Voice-over: Before investing dollars, successful companies like Apple first invest in people. And in the case of its new Macintosh, the company invested in the genius of a small group of one hundred, each instilled with a common goal.
Bill Atkinson: What we tried to do was make a useful machine that people could use without becoming computer jocks. We want it be a useful tool just by itself-- forget about it being a computer, it's just something that does a job for you.
(The famous pirate flag)
Voice-over: So, charged with the goal of pushing technology years ahead, the design team chased its dreams, encouraged by the company's founder.
Chris Espinosa: What Steve Jobs did was bring us all together in a place that had no rules, and allowed us to think as big and as outrageous thoughts as we ever could think.
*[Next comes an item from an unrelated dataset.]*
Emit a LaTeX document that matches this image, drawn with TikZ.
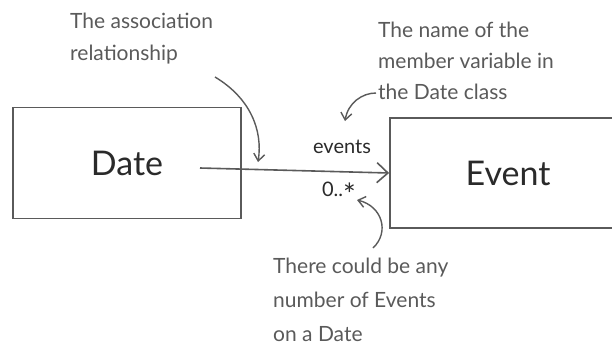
\documentclass[tikz,border=0pt]{standalone}
\usepackage{fontspec}
\setmainfont{Lato}
\usetikzlibrary{arrows.meta}
\definecolor{ink}{HTML}{5A5A5A}
\definecolor{dark}{HTML}{2A2A2A}
\tikzset{
  classbox/.style={draw=ink, line width=1.8pt, rectangle, inner sep=0pt, text=dark, font=\fontsize{34}{36}\selectfont},
  note/.style={text=ink, align=left, anchor=north west, inner sep=0pt, font=\fontsize{21}{31}\selectfont},
  pointer/.style={draw=ink, line width=1.4pt, -{Straight Barb[length=7pt,width=11pt]}},
  assoc/.style={draw=ink, line width=1.6pt, -{Straight Barb[length=11pt,width=20pt]}},
  lbl/.style={text=dark, inner sep=0pt, font=\fontsize{20}{22}\selectfont}
}
\begin{document}
\begin{tikzpicture}[x=1pt,y=-1pt]
\clip (0,0) rectangle (612,346);
\fill[white] (0,0) rectangle (612,346);
% classes
\node[classbox, minimum width=228pt, minimum height=111pt] (date) at (127,163) {Date};
\node[classbox, minimum width=236pt, minimum height=110pt] (event) at (508,173) {Event};
% association
\coordinate (astart) at (200,168);
\draw[assoc] (astart) -- (event.west);
\node[lbl] (roles) at (342,147) {events};
\node[lbl] (mult) at (339,194) {0..\raisebox{-9pt}{\fontsize{30}{30}\selectfont *}};
% notes
\node[note, font=\fontsize{21}{32}\selectfont] (n1) at (70,13) {The association\\relationship};
\node[note] (n2) at (378,22) {The name of the\\member variable in\\the Date class};
\node[note, font=\fontsize{21}{34}\selectfont] (n3) at (273,258) {There could be any\\number of Events\\on a Date};
% pointers
\coordinate (p1s) at (215,77);
\coordinate (p1e) at (258,162);
\draw[pointer] (p1s) .. controls (250,98) and (263,130) .. (p1e);
\coordinate (p2s) at (376,93);
\coordinate (p2e) at (345,121);
\draw[pointer] (p2s) .. controls (362,93) and (348,103) .. (p2e);
\coordinate (p3s) at (373,248);
\coordinate (p3e) at (357,200);
\draw[pointer] (p3s) .. controls (390,232) and (382,206) .. (p3e);
\end{tikzpicture}
\end{document}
And then brought in the right people to make them real.
Voice-over: Making that dream come true took three long years; it meant giving a bright young design team freedom from a rigid corporate structure.
Steve Jobs: Most places in life are continuously telling you that your dreams, aren't possible aren't practical. You don't want to hear that when you're under thirty! What you want to do is race after them.
Voice-over: And race after them they did. It meant extreme dedication, and it meant cooperation.
Andy Hertzfeld: We knew we were making millions of these machines, and so we had to work on making it the best possible we knew how. So [there were] just lots of late evenings, and long nights, and endless revisions. You couldn't get attached to a particular way of doing something. If someone else suggested a better way, even though it was all done, you'd have to do it over.
Voice-over: Now that Macintosh is realized, the next step is to put it into the hands of the people, and wait to see what new things will be discovered.
Steve Jobs: Millions of people are going to use this tool for things we never even dreamed of; and that's really exciting. I mean, we're going to walk into a classroom, or an office, or a home five years from now, and somebody's going to be using a Macintosh for something we never dreamed possible.